Data segment ->
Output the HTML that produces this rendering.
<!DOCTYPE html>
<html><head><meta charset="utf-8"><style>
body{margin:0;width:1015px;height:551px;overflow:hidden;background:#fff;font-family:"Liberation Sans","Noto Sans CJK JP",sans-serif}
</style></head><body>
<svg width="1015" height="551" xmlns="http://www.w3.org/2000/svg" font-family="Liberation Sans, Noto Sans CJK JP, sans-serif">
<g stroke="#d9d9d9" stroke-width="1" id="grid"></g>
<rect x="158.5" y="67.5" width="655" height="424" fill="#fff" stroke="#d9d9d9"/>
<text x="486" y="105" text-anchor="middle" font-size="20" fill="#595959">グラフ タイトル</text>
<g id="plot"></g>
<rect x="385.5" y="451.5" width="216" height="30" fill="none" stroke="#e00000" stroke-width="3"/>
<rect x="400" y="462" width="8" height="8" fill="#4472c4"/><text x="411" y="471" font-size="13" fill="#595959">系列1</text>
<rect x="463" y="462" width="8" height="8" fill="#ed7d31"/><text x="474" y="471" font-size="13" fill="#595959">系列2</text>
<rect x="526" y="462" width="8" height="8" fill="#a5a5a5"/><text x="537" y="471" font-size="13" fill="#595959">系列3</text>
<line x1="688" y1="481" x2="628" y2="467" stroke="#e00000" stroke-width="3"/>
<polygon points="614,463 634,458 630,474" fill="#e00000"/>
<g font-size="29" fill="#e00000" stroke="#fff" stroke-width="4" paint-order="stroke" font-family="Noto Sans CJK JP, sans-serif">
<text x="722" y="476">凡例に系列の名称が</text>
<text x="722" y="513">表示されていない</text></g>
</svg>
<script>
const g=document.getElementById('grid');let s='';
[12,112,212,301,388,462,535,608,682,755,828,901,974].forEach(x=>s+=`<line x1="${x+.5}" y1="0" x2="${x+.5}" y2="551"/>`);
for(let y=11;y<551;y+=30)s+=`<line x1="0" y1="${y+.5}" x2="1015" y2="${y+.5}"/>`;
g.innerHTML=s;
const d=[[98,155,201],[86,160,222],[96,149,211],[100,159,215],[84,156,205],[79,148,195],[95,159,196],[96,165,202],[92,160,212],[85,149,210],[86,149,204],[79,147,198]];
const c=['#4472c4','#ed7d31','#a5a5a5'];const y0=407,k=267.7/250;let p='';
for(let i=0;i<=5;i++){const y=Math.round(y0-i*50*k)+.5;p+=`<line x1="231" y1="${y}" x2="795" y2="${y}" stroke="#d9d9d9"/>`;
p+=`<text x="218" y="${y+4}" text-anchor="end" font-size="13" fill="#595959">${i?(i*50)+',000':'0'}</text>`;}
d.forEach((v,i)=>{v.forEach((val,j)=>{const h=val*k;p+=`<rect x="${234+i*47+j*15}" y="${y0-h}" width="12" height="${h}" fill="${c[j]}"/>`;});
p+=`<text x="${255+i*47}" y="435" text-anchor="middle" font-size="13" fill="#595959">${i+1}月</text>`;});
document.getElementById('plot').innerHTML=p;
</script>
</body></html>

What to produce ->
Write every line of the material above again, exactly.

Answer to the exercise ->
Output the HTML that produces this rendering.
<!DOCTYPE html>
<html><head><meta charset="utf-8"><style>
body{margin:0;width:1015px;height:551px;overflow:hidden;background:#fff;font-family:"Liberation Sans","Noto Sans CJK JP",sans-serif}
</style></head><body>
<svg width="1015" height="551" xmlns="http://www.w3.org/2000/svg" font-family="Liberation Sans, Noto Sans CJK JP, sans-serif">
<g stroke="#d9d9d9" stroke-width="1" id="grid"></g>
<rect x="158.5" y="67.5" width="655" height="424" fill="#fff" stroke="#d9d9d9"/>
<text x="486" y="105" text-anchor="middle" font-size="20" fill="#595959">グラフ タイトル</text>
<g id="plot"></g>
<rect x="385.5" y="451.5" width="216" height="30" fill="none" stroke="#e00000" stroke-width="3"/>
<rect x="400" y="462" width="8" height="8" fill="#4472c4"/><text x="411" y="471" font-size="13" fill="#595959">系列1</text>
<rect x="463" y="462" width="8" height="8" fill="#ed7d31"/><text x="474" y="471" font-size="13" fill="#595959">系列2</text>
<rect x="526" y="462" width="8" height="8" fill="#a5a5a5"/><text x="537" y="471" font-size="13" fill="#595959">系列3</text>
<line x1="688" y1="481" x2="628" y2="467" stroke="#e00000" stroke-width="3"/>
<polygon points="614,463 634,458 630,474" fill="#e00000"/>
<g font-size="29" fill="#e00000" stroke="#fff" stroke-width="4" paint-order="stroke" font-family="Noto Sans CJK JP, sans-serif">
<text x="722" y="476">凡例に系列の名称が</text>
<text x="722" y="513">表示されていない</text></g>
</svg>
<script>
const g=document.getElementById('grid');let s='';
[12,112,212,301,388,462,535,608,682,755,828,901,974].forEach(x=>s+=`<line x1="${x+.5}" y1="0" x2="${x+.5}" y2="551"/>`);
for(let y=11;y<551;y+=30)s+=`<line x1="0" y1="${y+.5}" x2="1015" y2="${y+.5}"/>`;
g.innerHTML=s;
const d=[[98,155,201],[86,160,222],[96,149,211],[100,159,215],[84,156,205],[79,148,195],[95,159,196],[96,165,202],[92,160,212],[85,149,210],[86,149,204],[79,147,198]];
const c=['#4472c4','#ed7d31','#a5a5a5'];const y0=407,k=267.7/250;let p='';
for(let i=0;i<=5;i++){const y=Math.round(y0-i*50*k)+.5;p+=`<line x1="231" y1="${y}" x2="795" y2="${y}" stroke="#d9d9d9"/>`;
p+=`<text x="218" y="${y+4}" text-anchor="end" font-size="13" fill="#595959">${i?(i*50)+',000':'0'}</text>`;}
d.forEach((v,i)=>{v.forEach((val,j)=>{const h=val*k;p+=`<rect x="${234+i*47+j*15}" y="${y0-h}" width="12" height="${h}" fill="${c[j]}"/>`;});
p+=`<text x="${255+i*47}" y="435" text-anchor="middle" font-size="13" fill="#595959">${i+1}月</text>`;});
document.getElementById('plot').innerHTML=p;
</script>
</body></html>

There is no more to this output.